Go Away! Whale Watching
Award-winning company Sea Life Surveys, the UK's first commercial whale watching operation, runs a host of different wildlife cruises from Tobermory on the Isle of Mull, catering to families and adventurers alike. Having never caught a glimpse of a whale, and since it was the season for it, I thought I'd give it a try. After perusing the website (www.sealifesurveys.com), to maximise my chances I decided on the 'Whalewatch Explorer' (£60 per person) which dedicated the most time (up to 8 hours) at sea searching for whales. I grabbed The Skinny's ever-diligent picture editor, Jane Fenton, and we were away.
Getting from Edinburgh to Oban using Scottish Citylink buses wasn't difficult, taking only a little over four hours. Arriving at 8.30pm we checked into the Oban Scottish Youth Hostel Association (SYHA) hostel, set in a picturesque location on the seafront only a few minutes walk from town. For the budget-conscious the SYHA has a great network of hostels throughout Scotland, however booking in advance is essential in the summer season. While the hostels are exceptionally clean and have excellent facilities, there is often a curfew (11pm at the Tobermory SHYA). Also, SYHA's hostels are popular with families; so if partying is your priority, look elsewhere.
Considering the bus travel times from Edinburgh and Glasgow it's a good idea to stay overnight in Oban before heading out to the Isle of Mull. It's also a lovely small town packed with history and cosy pubs, well worth stopping over for dinner and a few pints. That said, finding a meal after 9pm in Oban proved impossible, so we had to settle for a take-away fish supper.
It was an early morning ferry ride from Oban to Craignure on a Caledonian MacBrayne Ferry, which was comfortable even though the sea seemed, worryingly, a little rough. The short bus ride over to Tobermory was then about the same price as travelling from Edinburgh to Oban, but there weren't any other options.
Although the weather deteriorated, the small Sea Life Surveys boat - complete with enthusiastic guide and bearded captain - still pushed off. By 9.30am the ten of us on board were looking out to sea, eagerly awaiting the first sighting. While there were plenty of dull-coloured but apparently rare seabirds, through the now driving squalls of rain and white-capped, choppy water there wasn't anything else. The guide claimed that in this sort of weather whales would be difficult to sight. My spirits remained high, however: the earth's biggest animal couldn't be that hard to spot.
Over the next eight hours all we saw were the tiny fins of a few far off porpoise, a sunfish (like a normal fish that has been run-over, with a dorsal fin that really couldn't be bothered; apparently the fish was Jamaican, perhaps explaining its laidback attitude) and several sightings of a seabird known as a 'shag' (seriously), which did a great job of bobbing around in the water like something a lot more important. I did snigger the first few times the guide said, "shag" though.

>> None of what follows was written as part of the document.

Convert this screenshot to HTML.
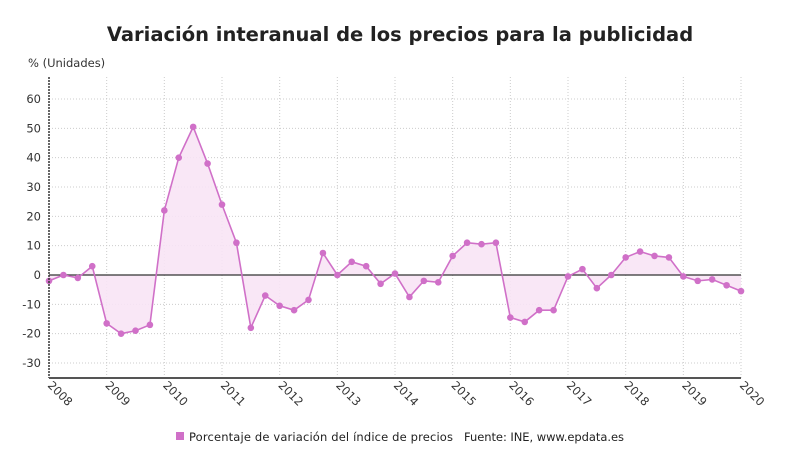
<!DOCTYPE html>
<html><head><meta charset="utf-8"><style>
body{margin:0;background:#fff;width:800px;height:470px;overflow:hidden;font-family:"DejaVu Sans","Liberation Sans",sans-serif}
</style></head><body>
<svg id="s" width="800" height="470" xmlns="http://www.w3.org/2000/svg" font-family="DejaVu Sans, Liberation Sans, sans-serif">
<text x="400" y="41" text-anchor="middle" font-size="19.5" font-weight="bold" fill="#222">Variación interanual de los precios para la publicidad</text>
<text x="28" y="67" font-size="11.5" fill="#333">% (Unidades)</text>
<g id="g"></g>
<rect x="176" y="432" width="8" height="8" fill="#d070c8"/>
<text x="189" y="441" font-size="11.5" fill="#222" textLength="264">Porcentaje de variación del índice de precios</text>
<text x="464" y="441" font-size="11.5" fill="#222" textLength="160">Fuente: INE, www.epdata.es</text>
</svg>
<script>
var v=[-2,0,-1,3,-16.5,-20,-19,-17,22,40,50.5,38,24,11,-18,-7,-10.5,-12,-8.5,7.5,0,4.5,3,-3,0.5,-7.5,-2,-2.5,6.5,11,10.5,11,-14.5,-16,-12,-12,-0.5,2,-4.5,0,6,8,6.5,6,-0.5,-2,-1.5,-3.5,-5.5];
var X0=49,X1=741,Y0=275,k=2.933;
function X(i){return X0+(X1-X0)*i/48}function Y(d){return Y0-d*k}
var h='';
for(var d=-30;d<=60;d+=10){h+='<line x1="'+X0+'" x2="'+X1+'" y1="'+Y(d)+'" y2="'+Y(d)+'" stroke="#ccc" stroke-dasharray="1,2"/>';
h+='<text x="41" y="'+(Y(d)+4)+'" text-anchor="end" font-size="11.5" fill="#333">'+d+'</text>';}
for(var y=0;y<=12;y++){var x=X0+(X1-X0)*y/12;
if(y>0)h+='<line x1="'+x+'" x2="'+x+'" y1="77" y2="378" stroke="#ccc" stroke-dasharray="1,2"/>';
h+='<text transform="translate('+(x-2)+',386) rotate(45)" font-size="11.5" fill="#333">'+(2008+y)+'</text>';}
var p='';for(var i=0;i<v.length;i++)p+=(i?'L':'M')+X(i)+','+Y(v[i]);
h+='<path d="'+p+'L'+X1+','+Y0+'L'+X0+','+Y0+'Z" fill="#f8e4f5" opacity="0.9"/>';
h+='<line x1="'+X0+'" x2="'+X1+'" y1="'+Y0+'" y2="'+Y0+'" stroke="#333" stroke-width="1.2"/>';
h+='<path d="'+p+'" fill="none" stroke="#d070c8" stroke-width="1.6"/>';
for(var i=0;i<v.length;i++)h+='<circle cx="'+X(i)+'" cy="'+Y(v[i])+'" r="3.3" fill="#d070c8"/>';
h+='<line x1="'+X0+'" x2="'+X0+'" y1="77" y2="378" stroke="#333" stroke-dasharray="2,1" stroke-width="1.5"/>';
h+='<line x1="'+X0+'" x2="'+X1+'" y1="378" y2="378" stroke="#555" stroke-width="2"/>';
document.getElementById('g').innerHTML=h;
</script>
</body></html>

Apart from these glimpses, the wind picked up, tossing the boat around and causing a few of the passengers to empty their stomachs at regular intervals. In fairness, it was apparently the roughest day the boat had been out in all season. Our landing was then delayed as we saved a man in his pants, whose yacht had lost anchor and was perilously close to being washed up on rocks. Maybe if he was wearing more he might've been rescued earlier.
If you've got more time, around Tobermory there is excellent coastal and woodland walking, and it's also worth taking a ferry trip to the nearby islands of Iona or Staffa. In terms of Whale Watching, many of those aboard had seen whales on previous trips, and according to the guide the strike rate during the summer season is very high. Maybe we were just spectacularly unlucky.